Significant increase in firearm licensing fees sees no promise of efficiency improvements
As CLA Chief Legal Adviser Andrew Gillett explains, the latest government licence fee increase will impact many rural landowners and businessesThe UK Government has made an announcement to significantly increase firearms licensing fees. The change is effective from 5 February 2025 and highlights a further blow dealt to rural constituents.
The scale of the increase, ranging from 111% to a huge 157%, does not address the deep-rooted inefficiencies in the current system and there is no guarantee the extra money raised will be ringfenced to help improve service levels. The CLA has long called for any increase to the fees to be evidence-led and to be done in lockstep with improvements in these inefficiencies.

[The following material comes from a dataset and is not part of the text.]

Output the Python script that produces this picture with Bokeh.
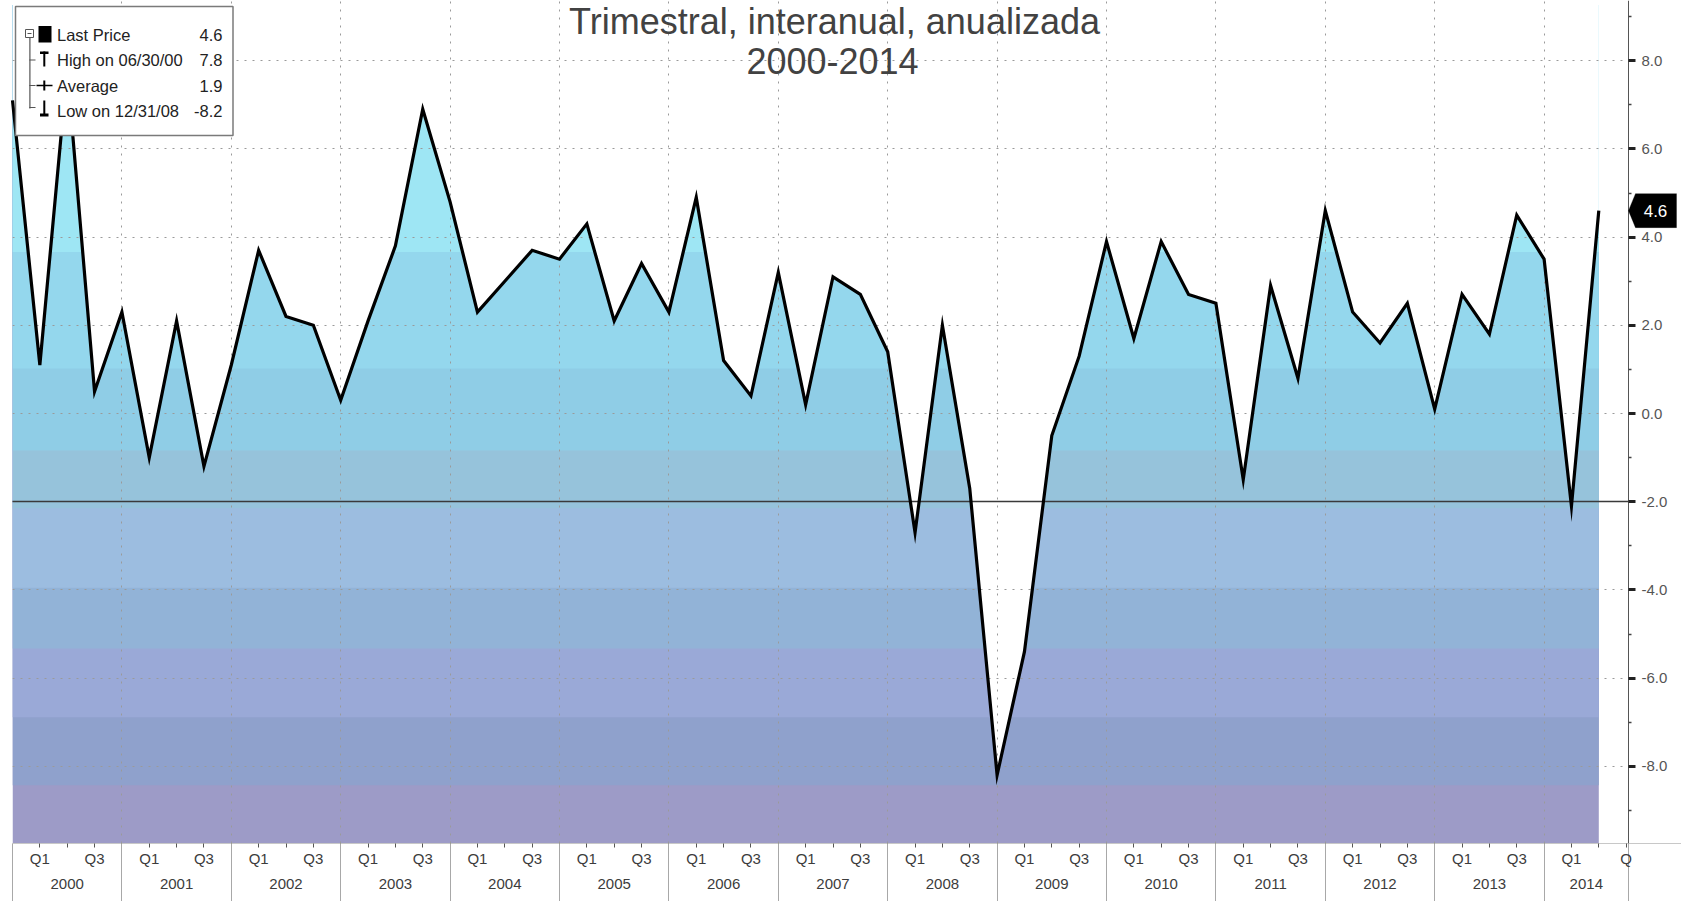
import numpy as np
from bokeh.plotting import figure
from bokeh.models import (Range1d, LinearAxis, FixedTicker, Grid, Label, BoxAnnotation,
                          PolyAnnotation, PrintfTickFormatter)
from bokeh.embed import file_html
from bokeh.resources import INLINE

# ---------------- data (annualised q/q real GDP growth, %) ----------------
years = [1999, 2000, 2001, 2002, 2003, 2004, 2005, 2006, 2007, 2008, 2009, 2010, 2011, 2012, 2013, 2014]
quarter_names = ["Q1", "Q2", "Q3", "Q4"]
quarter_end_dates = ["03/31", "06/30", "09/30", "12/31"]

gdp_growth = [
    7.1,                      # 1999 Q4 (line enters the chart)
    1.1, 7.8, 0.5, 2.3,       # 2000
    -1.0, 2.1, -1.2, 1.1,     # 2001
    3.7, 2.2, 2.0, 0.3,       # 2002
    2.1, 3.8, 6.9, 4.8,       # 2003
    2.3, 3.0, 3.7, 3.5,       # 2004
    4.3, 2.1, 3.4, 2.3,       # 2005
    4.9, 1.2, 0.4, 3.2,       # 2006
    0.2, 3.1, 2.7, 1.4,       # 2007
    -2.7, 2.0, -1.7, -8.2,    # 2008
    -5.4, -0.5, 1.3, 3.9,     # 2009
    1.7, 3.9, 2.7, 2.5,       # 2010
    -1.5, 2.9, 0.8, 4.6,      # 2011
    2.3, 1.6, 2.5, 0.1,       # 2012
    2.7, 1.8, 4.5, 3.5,       # 2013
    -2.1, 4.6,                # 2014
]
reference_level = -2.0

y_ticks = [-8, -6, -4, -2, 0, 2, 4, 6, 8]
y_minor_ticks = [-9, -7, -5, -3, -1, 1, 3, 5, 7, 9]

title_lines = ["Trimestral, interanual, anualizada", "2000-2014"]

# colour bands of the area fill (value where each band starts, colour)
band_starts = [-10.0, -8.43, -6.89, -5.33, -3.95, -2.15, -0.84, 1.02, 3.66]
band_colors = ["#9d9bc7", "#8fa1cc", "#9aa9d7", "#92b3d7", "#9cbde0", "#96c3db",
               "#8fcde6", "#94d7ed", "#9ee6f4"]

# ---------------- derived ----------------
periods = [(1999, 4)] + [(y, q) for y in years[1:] for q in (1, 2, 3, 4)]
periods = periods[:len(gdp_growth)]
x = np.arange(len(gdp_growth))
vals = np.array(gdp_growth)
shown = vals[1:]              # statistics over the 2000-2014 window
shown_periods = periods[1:]

def qdate(pq):
    y, q = pq
    return f"{quarter_end_dates[q - 1]}/{str(y)[2:]}"

i_hi = int(np.argmax(shown)); i_lo = int(np.argmin(shown))

# pixel helpers (reference page pixels -> data)
X0, DX = 12.0, 27.35
Y0, DY = 413.0, 44.1
def px2x(px): return (px - X0) / DX
def px2y(py): return (Y0 - py) / DY

W, H = 1681, 901
FL, FT, FB = 12, 0, 843
AXIS_PX = 1628                       # where the value axis sits
x_start, x_end = px2x(FL), px2x(W)
y_start, y_end = px2y(FB), px2y(FT)
x_axis_pos = px2x(AXIS_PX)

FONT = "Liberation Sans"

p = figure(width=W, height=H, output_backend="svg", toolbar_location=None,
           x_range=Range1d(x_start, x_end), y_range=Range1d(y_start, y_end),
           x_axis_location=None, y_axis_location="right",
           min_border_left=FL, min_border_right=0, min_border_top=FT,
           min_border_bottom=H - FB,
           outline_line_color=None, background_fill_color="white", border_fill_color="white")

# drop the default x grid (tied to a hidden axis)
p.center = [r for r in p.center if not (isinstance(r, Grid) and r.dimension == 0)]

# ---- area fill in colour bands, then white above the curve ----
band_top = y_end - 0.1
for b, c in zip(band_starts, band_colors):
    p.quad(left=x[0], right=x[-1], bottom=b, top=band_top, fill_color=c, line_color=None,
           level="underlay")
p.varea(x=x, y1=vals, y2=y_end + 1, fill_color="white", level="underlay")

# ---- grids ----
year_bounds = [int(i) for i in x if i % 4 == 0]
xgrid = Grid(dimension=0, ticker=FixedTicker(ticks=year_bounds), grid_line_color="#9a9a9a",
             grid_line_dash="2 6", grid_line_width=1, level="glyph")
p.add_layout(xgrid)

yax = p.yaxis[0]
yax.fixed_location = x_axis_pos
yax.ticker = FixedTicker(ticks=y_ticks, minor_ticks=y_minor_ticks)
yax.formatter = PrintfTickFormatter(format="%.1f")
p.ygrid[0].ticker = yax.ticker
p.ygrid[0].grid_line_color = "#9a9a9a"
p.ygrid[0].grid_line_dash = "2 6"
p.ygrid[0].level = "glyph"

yax.axis_line_color = "#555555"
yax.major_tick_out = 7
yax.major_tick_in = 0
yax.major_tick_line_width = 3
yax.major_tick_line_color = "#222222"
yax.minor_tick_out = 3
yax.minor_tick_in = 0
yax.minor_tick_line_color = "#444444"
yax.minor_tick_line_width = 1.5
yax.major_label_standoff = 6
yax.major_label_text_font = FONT
yax.major_label_text_font_size = "15px"
yax.major_label_text_color = "#555555"

# ---- reference line and series ----
p.hspan(y=[reference_level], line_color="#3a3a3a", line_width=1.5, level="guide")
p.line(x, vals, line_color="black", line_width=3.2, line_join="miter", level="guide")
# keep the label column right of the value axis clear of grid/reference lines
p.quad(left=x_axis_pos, right=x_end + 1, bottom=y_start - 1, top=y_end + 1,
       fill_color="white", line_color=None, level="guide")

# ---- x axes: quarters (with long year separators), then years ----
q_ticks = list(range(1, int(np.floor(x_axis_pos)) + 1))
q_labels = {}
for t in q_ticks:
    r = t % 4
    q_labels[t] = quarter_names[0] if r == 1 else (quarter_names[2] if r == 3 else "")
if q_ticks[-1] % 4 == 3:
    q_labels[q_ticks[-1]] = "Q"

SEP = 60
qax = LinearAxis(ticker=FixedTicker(ticks=q_ticks, minor_ticks=year_bounds + [x_axis_pos]),
                 major_label_overrides=q_labels,
                 axis_line_color="#c8c8c8", major_tick_out=4, major_tick_in=0,
                 major_tick_line_color="#555555", minor_tick_out=SEP, minor_tick_in=0,
                 minor_tick_line_color="#a8a8a8", major_label_standoff=-SEP + 6,
                 major_label_text_font=FONT, major_label_text_font_size="15px",
                 major_label_text_color="#3c3c3c")
p.add_layout(qax, "below")

year_centers = [4 * k + 2 for k in range(len(years) - 2)] + [(4 * (len(years) - 2) + x_axis_pos) / 2]
year_labels = {c: str(y) for c, y in zip(year_centers, years[1:])}
yrax = LinearAxis(ticker=FixedTicker(ticks=year_centers), major_label_overrides=year_labels,
                  axis_line_color=None, major_tick_out=0, major_tick_in=0,
                  major_tick_line_color=None, minor_tick_line_color=None,
                  major_label_standoff=9, major_label_text_font=FONT,
                  major_label_text_font_size="15px", major_label_text_color="#3c3c3c")
p.add_layout(yrax, "below")

# ---- title (inside the plot area) ----
p.add_layout(Label(x=px2x(834), y=px2y(21), text=title_lines[0], text_align="center",
                   text_baseline="alphabetic", text_font=FONT,
                   text_font_size="36px", text_color="#424242"))
p.add_layout(Label(x=px2x(832), y=px2y(60), text=title_lines[1], text_align="center",
                   text_baseline="alphabetic", text_font=FONT,
                   text_font_size="36px", text_color="#424242"))

# ---- legend box ----
def box(l, r, t, b, fill, line=None, lw=1):
    return BoxAnnotation(left=px2x(l), right=px2x(r), top=px2y(t), bottom=px2y(b),
                         fill_color=fill, fill_alpha=1, line_color=line, line_width=lw,
                         line_alpha=1 if line else 0)

p.add_layout(box(15, 232.5, 6, 135, "white", "#7a7a7a", 1.5))
# tree lines
p.add_layout(box(28.8, 30, 37, 108, "#555555"))
for ry in (59.5, 85, 107):
    p.add_layout(box(28.8, 35, ry - 0.6, ry + 0.6, "#555555"))
p.add_layout(box(25, 33, 29, 37, "white", "#555555", 1))
p.add_layout(box(27, 31, 32.6, 33.6, "#555555"))
# icons
p.add_layout(box(38, 51, 25.5, 42, "black"))
p.add_layout(box(39.5, 48, 51, 53.5, "black"))
p.add_layout(box(42.8, 44.8, 51, 66, "black"))
p.add_layout(box(36, 52, 84.2, 85.8, "black"))
p.add_layout(box(42.8, 44.8, 80, 90, "black"))
p.add_layout(box(42.8, 44.8, 100, 114, "black"))
p.add_layout(box(39.5, 48, 113, 116, "black"))

legend_names = ["Last Price",
                f"High on {qdate(shown_periods[i_hi])}",
                "Average",
                f"Low on {qdate(shown_periods[i_lo])}"]
legend_values = [shown[-1], shown[i_hi], shown.mean(), shown[i_lo]]
row_y = [34.3, 59.5, 85, 110]
for name, v, ry in zip(legend_names, legend_values, row_y):
    p.add_layout(Label(x=px2x(56.5), y=px2y(ry), text=name, text_align="left",
                       text_baseline="middle", text_font=FONT, text_font_size="16.5px",
                       text_color="#222222"))
    p.add_layout(Label(x=px2x(222), y=px2y(ry), text=f"{v:.1f}", text_align="right",
                       text_baseline="middle", text_font=FONT, text_font_size="16.5px",
                       text_color="#222222"))

# ---- last value callout on the value axis ----
last = vals[-1]
half = 17 / DY
p.add_layout(PolyAnnotation(
    xs=[px2x(1628), px2x(1635), px2x(1676), px2x(1676), px2x(1635)],
    ys=[last, last + half, last + half, last - half, last - half],
    fill_color="black", fill_alpha=1, line_color="black", line_width=1))
p.add_layout(Label(x=px2x(1655), y=last, text=f"{last:.1f}", text_align="center",
                   text_baseline="middle", text_font=FONT, text_font_size="17px",
                   text_color="white"))

open("out.html", "w").write(file_html(p, INLINE, "PIB"))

By the government’s own impact assessment, these fees will directly hit 46,505 farming businesses across England and Wales as well as 3,500 gamekeepers, not to mention hundreds of foresters, deer stalkers and pest controllers.
The updated fee structure includes:
- Firearms certificate grant: from £88 to £198 (125% increase)

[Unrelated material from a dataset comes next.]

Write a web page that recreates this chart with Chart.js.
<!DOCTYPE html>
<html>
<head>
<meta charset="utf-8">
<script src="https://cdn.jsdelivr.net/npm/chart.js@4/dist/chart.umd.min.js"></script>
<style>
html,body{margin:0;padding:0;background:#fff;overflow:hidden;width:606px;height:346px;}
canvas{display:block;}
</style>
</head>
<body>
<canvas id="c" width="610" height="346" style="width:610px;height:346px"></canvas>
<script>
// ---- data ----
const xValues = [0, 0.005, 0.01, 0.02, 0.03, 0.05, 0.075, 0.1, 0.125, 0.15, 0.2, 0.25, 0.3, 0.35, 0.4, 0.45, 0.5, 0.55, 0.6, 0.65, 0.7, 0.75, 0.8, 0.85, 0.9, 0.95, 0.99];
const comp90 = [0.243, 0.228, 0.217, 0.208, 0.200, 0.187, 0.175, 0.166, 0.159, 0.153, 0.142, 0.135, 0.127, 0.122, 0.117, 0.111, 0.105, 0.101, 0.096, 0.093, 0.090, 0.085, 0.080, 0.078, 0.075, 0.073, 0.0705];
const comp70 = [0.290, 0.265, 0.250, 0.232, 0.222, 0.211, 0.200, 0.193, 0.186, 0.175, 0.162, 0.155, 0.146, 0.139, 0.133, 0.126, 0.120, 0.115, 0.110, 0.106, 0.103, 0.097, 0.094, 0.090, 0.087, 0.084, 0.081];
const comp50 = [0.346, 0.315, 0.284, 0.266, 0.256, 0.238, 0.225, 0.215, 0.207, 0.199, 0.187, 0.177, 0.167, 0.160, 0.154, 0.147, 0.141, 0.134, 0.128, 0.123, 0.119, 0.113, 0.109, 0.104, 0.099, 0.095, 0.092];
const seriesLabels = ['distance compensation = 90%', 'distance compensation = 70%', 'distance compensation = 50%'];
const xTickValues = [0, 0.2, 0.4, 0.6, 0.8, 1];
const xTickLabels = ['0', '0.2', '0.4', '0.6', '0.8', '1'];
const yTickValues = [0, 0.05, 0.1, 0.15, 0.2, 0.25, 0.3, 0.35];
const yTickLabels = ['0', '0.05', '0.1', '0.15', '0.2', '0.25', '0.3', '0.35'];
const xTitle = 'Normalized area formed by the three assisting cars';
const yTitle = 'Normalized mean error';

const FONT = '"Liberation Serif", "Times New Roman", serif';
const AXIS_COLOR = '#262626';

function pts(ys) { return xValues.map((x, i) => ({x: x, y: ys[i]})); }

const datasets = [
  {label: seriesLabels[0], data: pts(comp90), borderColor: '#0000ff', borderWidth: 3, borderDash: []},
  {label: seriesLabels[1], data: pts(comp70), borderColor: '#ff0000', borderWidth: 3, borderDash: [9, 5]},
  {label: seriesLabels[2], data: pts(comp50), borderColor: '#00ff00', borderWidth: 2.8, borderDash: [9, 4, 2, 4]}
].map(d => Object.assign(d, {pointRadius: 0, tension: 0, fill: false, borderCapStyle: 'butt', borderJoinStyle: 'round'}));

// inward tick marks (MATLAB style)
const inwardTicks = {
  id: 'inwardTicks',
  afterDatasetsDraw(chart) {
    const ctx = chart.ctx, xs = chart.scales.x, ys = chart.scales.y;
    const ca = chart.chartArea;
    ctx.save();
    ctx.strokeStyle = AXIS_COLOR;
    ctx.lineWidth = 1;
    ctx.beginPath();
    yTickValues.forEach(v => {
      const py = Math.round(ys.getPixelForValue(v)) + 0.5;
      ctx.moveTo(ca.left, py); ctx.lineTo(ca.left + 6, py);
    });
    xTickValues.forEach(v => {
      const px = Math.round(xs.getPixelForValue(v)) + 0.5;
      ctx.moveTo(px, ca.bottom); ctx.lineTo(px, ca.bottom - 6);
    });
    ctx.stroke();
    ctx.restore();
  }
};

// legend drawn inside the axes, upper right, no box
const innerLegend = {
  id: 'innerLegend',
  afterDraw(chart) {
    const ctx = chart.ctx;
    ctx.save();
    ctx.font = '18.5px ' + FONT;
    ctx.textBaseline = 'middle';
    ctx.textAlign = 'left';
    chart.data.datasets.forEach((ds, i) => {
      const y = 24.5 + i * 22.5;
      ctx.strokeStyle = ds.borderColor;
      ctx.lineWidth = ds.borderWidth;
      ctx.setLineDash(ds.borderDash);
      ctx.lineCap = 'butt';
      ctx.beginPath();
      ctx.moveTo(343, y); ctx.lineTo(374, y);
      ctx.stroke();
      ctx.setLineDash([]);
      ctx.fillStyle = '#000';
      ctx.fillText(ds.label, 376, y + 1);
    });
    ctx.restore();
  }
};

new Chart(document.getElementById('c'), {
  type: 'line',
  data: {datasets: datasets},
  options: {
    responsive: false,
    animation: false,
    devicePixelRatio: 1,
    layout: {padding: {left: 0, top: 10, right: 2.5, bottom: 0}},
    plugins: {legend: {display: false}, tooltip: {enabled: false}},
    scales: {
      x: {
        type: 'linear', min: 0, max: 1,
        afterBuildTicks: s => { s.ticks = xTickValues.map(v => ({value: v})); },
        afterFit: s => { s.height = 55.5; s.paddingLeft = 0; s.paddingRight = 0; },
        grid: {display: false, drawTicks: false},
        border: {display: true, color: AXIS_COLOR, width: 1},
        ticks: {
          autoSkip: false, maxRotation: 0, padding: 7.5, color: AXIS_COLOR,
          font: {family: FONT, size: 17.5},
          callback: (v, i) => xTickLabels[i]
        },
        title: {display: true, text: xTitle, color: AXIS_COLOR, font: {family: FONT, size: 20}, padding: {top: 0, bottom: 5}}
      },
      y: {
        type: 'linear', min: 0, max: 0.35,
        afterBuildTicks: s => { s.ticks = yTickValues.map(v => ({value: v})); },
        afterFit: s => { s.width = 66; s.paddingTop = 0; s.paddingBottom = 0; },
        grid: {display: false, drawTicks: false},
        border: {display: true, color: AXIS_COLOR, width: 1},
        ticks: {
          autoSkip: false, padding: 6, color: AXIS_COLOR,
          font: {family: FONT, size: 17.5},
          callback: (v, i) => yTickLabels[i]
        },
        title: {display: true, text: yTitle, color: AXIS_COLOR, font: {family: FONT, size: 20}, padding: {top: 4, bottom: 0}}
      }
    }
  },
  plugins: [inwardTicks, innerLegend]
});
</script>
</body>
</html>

- Firearms certificate renewal: from £62 to £131 (111% increase)
- Shotgun certificate grant: from £79.5 to £194 (144% increase)
- Shotgun certificate renewal: from £49 to £126 (157% increase)
Such a significant increase is being framed as necessary for "full cost recovery". This is unjustifiable due to the inefficiencies in the current licensing process, some regions can take up to two years to process applications. The fees collected do not directly feed back into improving the licensing process since they go into general police budgets. We have seen no assurance that the increase will be ringfenced either to assist understaffed firearms teams or to improve the systems and processes that support them.
The government’s impact assessment sets out that full cost recovery should be the norm and references HM Treasury’s ‘Managing Public Money’ to justify this. While this is correct, it fails to reference that just after the document first mentions “full cost recovery” in the text it goes on to state: “as elsewhere, organisations supplying public services should always seek to control their costs so that public money is used efficiently and effectively.”
This announcement has also come with little or no consultation with stakeholders or the public – not to be expected for such changes.
The CLA would like to see any fee increase being evidence led, following meaningful consultation and with genuine improvements in service delivery and transparency baked into the proposals.